SA’s gold and foreign reserves fell in January mainly due to the decline in the dollar gold price, valuation adjustments due to the appreciation of the dollar as well as foreign exchange payments made on behalf of the government, Reserve Bank data released on Wednesday shows.
Finance minister Enoch Godongwana is scheduled to present the budget on February 21 against the backdrop of a challenging growth outlook and growing demands for increased spending.
Godongwana and the National Treasury are expected to say something about tapping into a portion of the R500bn surplus in the Gold and Foreign Exchange Contingency Reserve Account (GFECRA) to finance part of the deficit/borrowing requirement.
Absa senior economist Miyelani Maluleke said SA does not have a history of sudden expenditure increases ahead of elections.
“Therefore, despite the upcoming elections, we have not pencilled into our baseline any new major spending allocations,” Maluleke said.
Given that the budget comes ahead of the elections, he said, one of the big questions is whether the government announces a burst of spending on areas such as free higher education or a basic income grant.
Bank data released on Wednesday shows the country’s foreign reserves have been under pressure. SA’s gross foreign exchange reserves fell to $61.18bn in January, down from a record high of $62.518bn in the previous month. Decreases were observed in foreign currency reserves to $46.729bn in January compared to $47.882bn in December.
Gold and foreign-exchange reserves help buffer the balance of payments and maintain the confidence of financial markets. Foreign-exchange reserves are used to back foreign currency liabilities.
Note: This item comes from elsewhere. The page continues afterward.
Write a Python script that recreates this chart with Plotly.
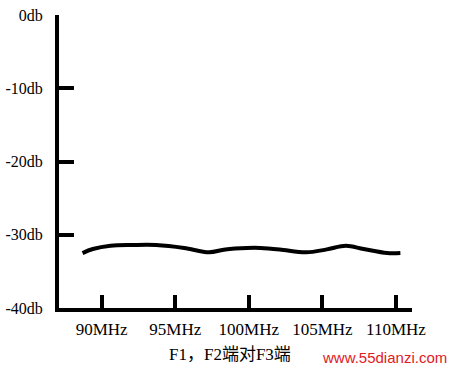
import plotly.graph_objects as go

freq_mhz = [88.7, 89.4, 90.6, 92.1, 93.7, 95.6, 97.3, 98.4, 99.9, 100.8, 102.1, 103.9, 105.3, 106.6, 107.8, 109.4, 110.3]
level_db = [-32.5, -31.95, -31.5, -31.4, -31.4, -31.8, -32.4, -32.0, -31.8, -31.8, -32.0, -32.4, -32.0, -31.5, -31.95, -32.5, -32.5]

x_tick_vals = [90, 95, 100, 105, 110]
x_tick_text = ["90MHz", "95MHz", "100MHz", "105MHz", "110MHz"]
y_tick_vals = [0, -10, -20, -30, -40]
y_tick_text = ["0db", "-10db", "-20db", "-30db", "-40db"]
caption = "F1，F2端对F3端"
watermark = "www.55dianzi.com"

serif = "Liberation Serif, Times New Roman, Noto Sans CJK SC, serif"

fig = go.Figure()
fig.add_trace(go.Scatter(
    x=freq_mhz, y=level_db, mode="lines",
    line=dict(color="black", width=4, shape="spline", smoothing=1.0),
    showlegend=False, hoverinfo="skip",
))

fig.update_layout(
    width=454, height=371,
    margin=dict(l=59, r=42, t=15, b=63),
    paper_bgcolor="white", plot_bgcolor="white",
    font=dict(family=serif, size=16, color="black"),
    xaxis=dict(
        range=[87.1, 111.09], showgrid=False, zeroline=False, automargin=False,
        showline=True, linecolor="black", linewidth=4,
        tickmode="array", tickvals=x_tick_vals, ticktext=x_tick_text,
        ticks="inside", ticklen=13, tickwidth=4, tickcolor="black",
        ticklabelstandoff=3,
        tickfont=dict(family=serif, size=17, color="black"),
    ),
    yaxis=dict(
        range=[-40, 0], showgrid=False, zeroline=False, automargin=False,
        showline=True, linecolor="black", linewidth=4,
        tickmode="array", tickvals=y_tick_vals, ticktext=y_tick_text,
        ticks="inside", ticklen=15, tickwidth=4, tickcolor="black",
        ticklabelstandoff=9,
        tickfont=dict(family=serif, size=16, color="black"),
    ),
    annotations=[
        dict(text=caption, xref="paper", yref="paper", x=0.485, y=-0.16,
             xanchor="center", yanchor="middle", showarrow=False,
             font=dict(family=serif, size=17, color="black")),
        dict(text=watermark, xref="paper", yref="paper", x=1.105, y=-0.168,
             xanchor="right", yanchor="middle", showarrow=False,
             font=dict(family="Liberation Sans, Arial, sans-serif", size=15, color="#e0201f")),
    ],
)

fig.write_html("out.html")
They are held by a country’s monetary authority to buffer the balance of payments and are primarily available to balance payments and maintain confidence in financial markets.
Wednesday’s data gives insight into the changes in these funds as well as the drivers.
RMB analysts said: “In the normal course of business, the central bank accumulates reserves, but large movements could suggest more significant Reserve Bank involvement although this type of involvement is generally reserved for periods of distress.”
The statement provides detail of the dollar equivalent of the level of the Bank’s official gold and foreign exchange reserves, Special Drawing Rights (SDRs), and foreign currency deposits received from customers.
Bank data shows gold reserves dropped to $8.22bn compared to $8.33bn previously.
SDR, which refer to an international type of monetary reserve currency created by the IMF also fell, to $6.24bn from $6.29bn.
Meanwhile, the forward position, representing the central bank’s unsettled or swap transactions, rose slightly to $510m.
FNB chief economist Mamello Matikinca-Ngwenya said a country’s gross foreign reserves play a crucial role in maintaining import cover.
“At the end of the third quarter of 2023, the level of import cover, representing the value of gross foreign reserves relative to the value of merchandise imports, services, and income payments, increased to 5.5 months from 5.2 months,” Matikinca-Ngwenya said.
“However, SA’s import cover, even at these improved levels, remains below the estimated global average of 9 months at the end of 2022 and the average of 10.6 months for Brazil, Russia, India, and China.”
The data also comes amid calls by civil organisations and some in the market for the Treasury to use the unrealised profits on SA’s gold and foreign-exchange reserves, housed in the GFECRA to alleviate its fiscal challenges.
The Treasury has since begun working with the Reserve Bank on the reserve account for a way forward.